Figure scripts

::::::::::

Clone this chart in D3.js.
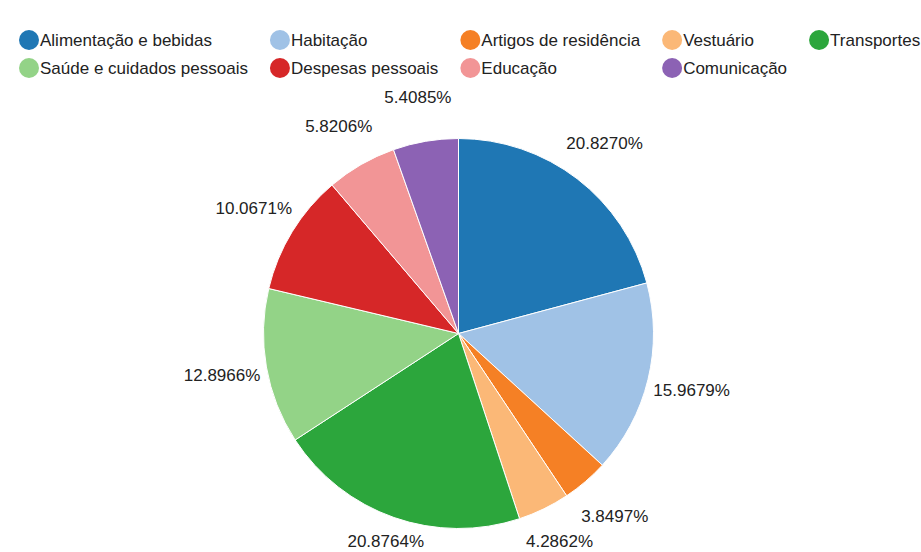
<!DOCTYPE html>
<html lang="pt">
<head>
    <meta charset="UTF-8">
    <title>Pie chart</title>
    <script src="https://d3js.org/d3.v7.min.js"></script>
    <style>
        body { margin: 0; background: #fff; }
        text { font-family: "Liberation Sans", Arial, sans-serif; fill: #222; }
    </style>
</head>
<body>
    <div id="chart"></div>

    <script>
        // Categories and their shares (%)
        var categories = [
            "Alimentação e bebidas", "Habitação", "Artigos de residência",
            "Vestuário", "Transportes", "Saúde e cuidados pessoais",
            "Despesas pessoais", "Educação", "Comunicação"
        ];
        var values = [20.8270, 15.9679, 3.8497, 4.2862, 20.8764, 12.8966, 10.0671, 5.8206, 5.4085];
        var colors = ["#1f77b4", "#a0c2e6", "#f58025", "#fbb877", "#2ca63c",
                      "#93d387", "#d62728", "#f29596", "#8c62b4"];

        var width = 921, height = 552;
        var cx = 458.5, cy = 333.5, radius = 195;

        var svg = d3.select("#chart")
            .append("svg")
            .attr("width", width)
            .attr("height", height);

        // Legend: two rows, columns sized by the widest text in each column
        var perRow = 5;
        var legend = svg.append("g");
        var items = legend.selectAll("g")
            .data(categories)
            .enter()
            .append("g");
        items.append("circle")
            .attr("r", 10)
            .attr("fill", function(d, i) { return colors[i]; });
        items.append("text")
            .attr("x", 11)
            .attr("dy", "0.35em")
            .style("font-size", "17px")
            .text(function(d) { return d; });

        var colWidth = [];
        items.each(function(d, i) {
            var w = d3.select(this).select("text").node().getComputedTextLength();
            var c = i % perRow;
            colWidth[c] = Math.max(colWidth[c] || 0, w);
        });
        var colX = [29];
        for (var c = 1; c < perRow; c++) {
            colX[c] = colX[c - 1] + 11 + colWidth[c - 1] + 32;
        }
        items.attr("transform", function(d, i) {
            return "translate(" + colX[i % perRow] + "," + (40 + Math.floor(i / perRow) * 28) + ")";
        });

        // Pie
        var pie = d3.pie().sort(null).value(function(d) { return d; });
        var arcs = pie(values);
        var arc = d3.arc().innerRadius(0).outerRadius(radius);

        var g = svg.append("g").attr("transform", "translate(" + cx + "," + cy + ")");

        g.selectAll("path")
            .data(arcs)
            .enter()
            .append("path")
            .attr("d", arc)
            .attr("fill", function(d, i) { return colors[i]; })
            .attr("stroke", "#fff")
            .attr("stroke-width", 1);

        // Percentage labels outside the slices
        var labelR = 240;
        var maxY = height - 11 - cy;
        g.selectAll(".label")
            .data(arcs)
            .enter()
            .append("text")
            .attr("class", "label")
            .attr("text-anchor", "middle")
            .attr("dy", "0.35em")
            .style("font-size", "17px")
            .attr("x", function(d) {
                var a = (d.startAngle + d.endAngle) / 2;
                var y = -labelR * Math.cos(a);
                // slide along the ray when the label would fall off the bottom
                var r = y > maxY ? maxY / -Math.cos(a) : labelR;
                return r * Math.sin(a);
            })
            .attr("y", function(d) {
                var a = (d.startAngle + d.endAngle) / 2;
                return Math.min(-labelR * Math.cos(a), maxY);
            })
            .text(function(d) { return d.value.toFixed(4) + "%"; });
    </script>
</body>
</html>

::::::::::

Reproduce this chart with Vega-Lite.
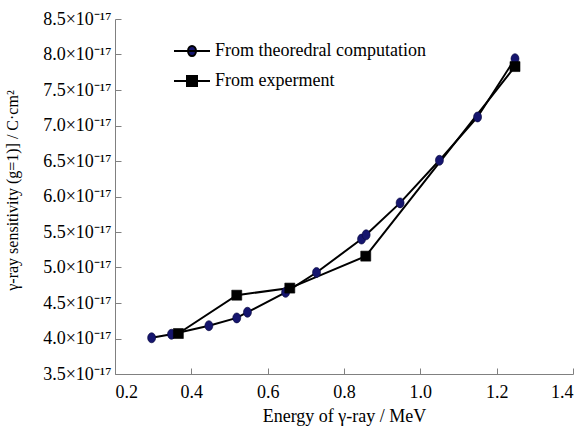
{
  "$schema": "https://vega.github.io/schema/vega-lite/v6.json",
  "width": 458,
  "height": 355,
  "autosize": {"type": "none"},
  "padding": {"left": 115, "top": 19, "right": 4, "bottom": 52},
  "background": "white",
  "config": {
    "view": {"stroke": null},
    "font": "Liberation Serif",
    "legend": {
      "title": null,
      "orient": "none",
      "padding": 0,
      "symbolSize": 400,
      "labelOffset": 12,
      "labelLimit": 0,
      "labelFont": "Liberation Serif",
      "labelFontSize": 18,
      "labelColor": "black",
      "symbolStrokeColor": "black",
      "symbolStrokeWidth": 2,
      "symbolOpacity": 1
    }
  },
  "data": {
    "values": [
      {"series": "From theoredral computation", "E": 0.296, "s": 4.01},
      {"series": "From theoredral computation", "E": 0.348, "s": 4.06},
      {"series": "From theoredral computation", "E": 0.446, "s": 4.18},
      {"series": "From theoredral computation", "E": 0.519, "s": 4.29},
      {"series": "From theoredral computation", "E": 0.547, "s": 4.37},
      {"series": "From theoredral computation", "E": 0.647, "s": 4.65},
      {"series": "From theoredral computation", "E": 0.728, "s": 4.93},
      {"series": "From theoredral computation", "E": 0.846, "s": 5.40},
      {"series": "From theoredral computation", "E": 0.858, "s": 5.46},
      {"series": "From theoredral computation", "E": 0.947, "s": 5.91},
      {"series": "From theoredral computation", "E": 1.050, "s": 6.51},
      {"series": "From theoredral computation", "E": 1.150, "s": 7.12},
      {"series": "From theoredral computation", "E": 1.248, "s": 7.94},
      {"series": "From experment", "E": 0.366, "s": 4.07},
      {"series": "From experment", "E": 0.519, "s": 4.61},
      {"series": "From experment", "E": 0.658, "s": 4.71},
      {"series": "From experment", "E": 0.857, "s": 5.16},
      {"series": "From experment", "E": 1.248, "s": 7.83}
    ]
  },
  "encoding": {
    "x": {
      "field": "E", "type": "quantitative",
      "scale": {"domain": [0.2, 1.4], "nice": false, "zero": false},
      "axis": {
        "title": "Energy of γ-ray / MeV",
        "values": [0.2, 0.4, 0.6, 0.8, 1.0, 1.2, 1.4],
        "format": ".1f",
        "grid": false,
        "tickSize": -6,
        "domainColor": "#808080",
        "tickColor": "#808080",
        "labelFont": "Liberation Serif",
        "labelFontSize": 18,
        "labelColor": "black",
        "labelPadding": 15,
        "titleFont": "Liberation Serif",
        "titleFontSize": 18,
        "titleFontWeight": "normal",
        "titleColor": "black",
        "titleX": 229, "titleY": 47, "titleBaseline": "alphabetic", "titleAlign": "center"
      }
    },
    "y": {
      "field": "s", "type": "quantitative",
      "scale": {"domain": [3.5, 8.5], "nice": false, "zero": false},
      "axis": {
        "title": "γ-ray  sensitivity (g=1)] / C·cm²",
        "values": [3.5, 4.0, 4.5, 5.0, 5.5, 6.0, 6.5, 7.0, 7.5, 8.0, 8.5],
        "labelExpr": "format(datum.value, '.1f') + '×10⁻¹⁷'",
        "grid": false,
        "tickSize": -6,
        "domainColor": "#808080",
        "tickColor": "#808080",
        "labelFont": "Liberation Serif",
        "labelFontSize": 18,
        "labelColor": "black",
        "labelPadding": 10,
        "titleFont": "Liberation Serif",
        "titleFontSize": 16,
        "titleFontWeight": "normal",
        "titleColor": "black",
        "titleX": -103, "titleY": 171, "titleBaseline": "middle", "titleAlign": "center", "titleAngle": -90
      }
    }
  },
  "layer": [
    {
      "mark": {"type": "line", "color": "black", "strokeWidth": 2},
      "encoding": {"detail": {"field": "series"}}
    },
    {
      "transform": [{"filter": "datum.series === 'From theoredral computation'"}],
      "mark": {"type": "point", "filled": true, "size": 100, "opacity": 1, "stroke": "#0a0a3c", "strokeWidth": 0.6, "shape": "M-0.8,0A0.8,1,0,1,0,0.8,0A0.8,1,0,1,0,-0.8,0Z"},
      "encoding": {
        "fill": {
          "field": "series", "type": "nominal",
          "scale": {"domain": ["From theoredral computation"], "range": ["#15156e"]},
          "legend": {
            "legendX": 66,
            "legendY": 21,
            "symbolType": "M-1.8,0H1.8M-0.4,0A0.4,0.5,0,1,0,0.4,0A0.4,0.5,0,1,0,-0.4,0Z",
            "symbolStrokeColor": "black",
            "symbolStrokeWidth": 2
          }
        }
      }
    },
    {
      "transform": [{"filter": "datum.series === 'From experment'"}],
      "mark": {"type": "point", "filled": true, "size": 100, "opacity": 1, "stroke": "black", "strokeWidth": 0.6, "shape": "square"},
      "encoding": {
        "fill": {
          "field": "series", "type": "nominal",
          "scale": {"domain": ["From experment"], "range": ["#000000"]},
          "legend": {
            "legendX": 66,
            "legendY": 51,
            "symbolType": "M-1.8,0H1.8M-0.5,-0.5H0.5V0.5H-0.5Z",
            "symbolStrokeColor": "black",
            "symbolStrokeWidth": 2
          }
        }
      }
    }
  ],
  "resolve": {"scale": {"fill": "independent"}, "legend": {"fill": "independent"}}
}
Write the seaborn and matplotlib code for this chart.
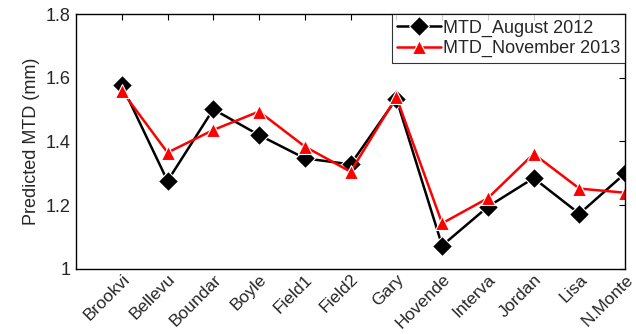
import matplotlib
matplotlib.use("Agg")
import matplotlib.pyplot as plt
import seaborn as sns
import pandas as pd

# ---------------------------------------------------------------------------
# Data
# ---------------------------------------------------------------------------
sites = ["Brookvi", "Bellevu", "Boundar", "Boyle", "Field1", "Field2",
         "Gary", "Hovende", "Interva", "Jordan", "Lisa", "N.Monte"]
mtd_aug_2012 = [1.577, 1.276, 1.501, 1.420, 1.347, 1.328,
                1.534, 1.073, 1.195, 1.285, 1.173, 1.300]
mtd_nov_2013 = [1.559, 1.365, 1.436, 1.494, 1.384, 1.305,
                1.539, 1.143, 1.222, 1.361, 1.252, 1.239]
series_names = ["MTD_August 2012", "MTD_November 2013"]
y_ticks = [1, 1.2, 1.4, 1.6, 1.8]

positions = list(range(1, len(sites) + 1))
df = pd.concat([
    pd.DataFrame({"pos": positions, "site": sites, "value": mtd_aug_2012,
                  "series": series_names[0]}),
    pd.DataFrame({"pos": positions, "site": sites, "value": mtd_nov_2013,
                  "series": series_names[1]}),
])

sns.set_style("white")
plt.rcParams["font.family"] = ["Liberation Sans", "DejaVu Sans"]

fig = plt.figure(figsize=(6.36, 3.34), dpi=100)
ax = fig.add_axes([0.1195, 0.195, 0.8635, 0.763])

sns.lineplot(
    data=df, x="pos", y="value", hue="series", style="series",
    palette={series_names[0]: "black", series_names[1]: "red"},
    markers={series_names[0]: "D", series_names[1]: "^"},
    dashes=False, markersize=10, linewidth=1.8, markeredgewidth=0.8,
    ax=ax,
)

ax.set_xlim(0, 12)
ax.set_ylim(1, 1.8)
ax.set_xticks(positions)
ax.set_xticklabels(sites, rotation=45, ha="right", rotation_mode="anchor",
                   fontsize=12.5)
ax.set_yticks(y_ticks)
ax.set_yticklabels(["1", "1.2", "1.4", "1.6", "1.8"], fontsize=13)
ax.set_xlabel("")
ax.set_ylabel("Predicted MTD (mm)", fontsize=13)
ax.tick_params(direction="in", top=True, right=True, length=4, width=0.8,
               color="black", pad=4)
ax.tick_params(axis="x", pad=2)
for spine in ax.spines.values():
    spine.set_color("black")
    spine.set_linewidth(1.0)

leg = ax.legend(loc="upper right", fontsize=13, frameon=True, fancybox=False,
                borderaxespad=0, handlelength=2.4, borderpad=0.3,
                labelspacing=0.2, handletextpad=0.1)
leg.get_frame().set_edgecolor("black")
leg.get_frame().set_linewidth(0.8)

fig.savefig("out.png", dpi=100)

::::::::::

Task:
Within the entries above, give again exactly the lines starting at the one that contains "Write the seaborn" and ending at the one that contains "import pandas as pd", leaving out the pictures.

In response:
Write the seaborn and matplotlib code for this chart.
import matplotlib
matplotlib.use("Agg")
import matplotlib.pyplot as plt
import seaborn as sns
import pandas as pd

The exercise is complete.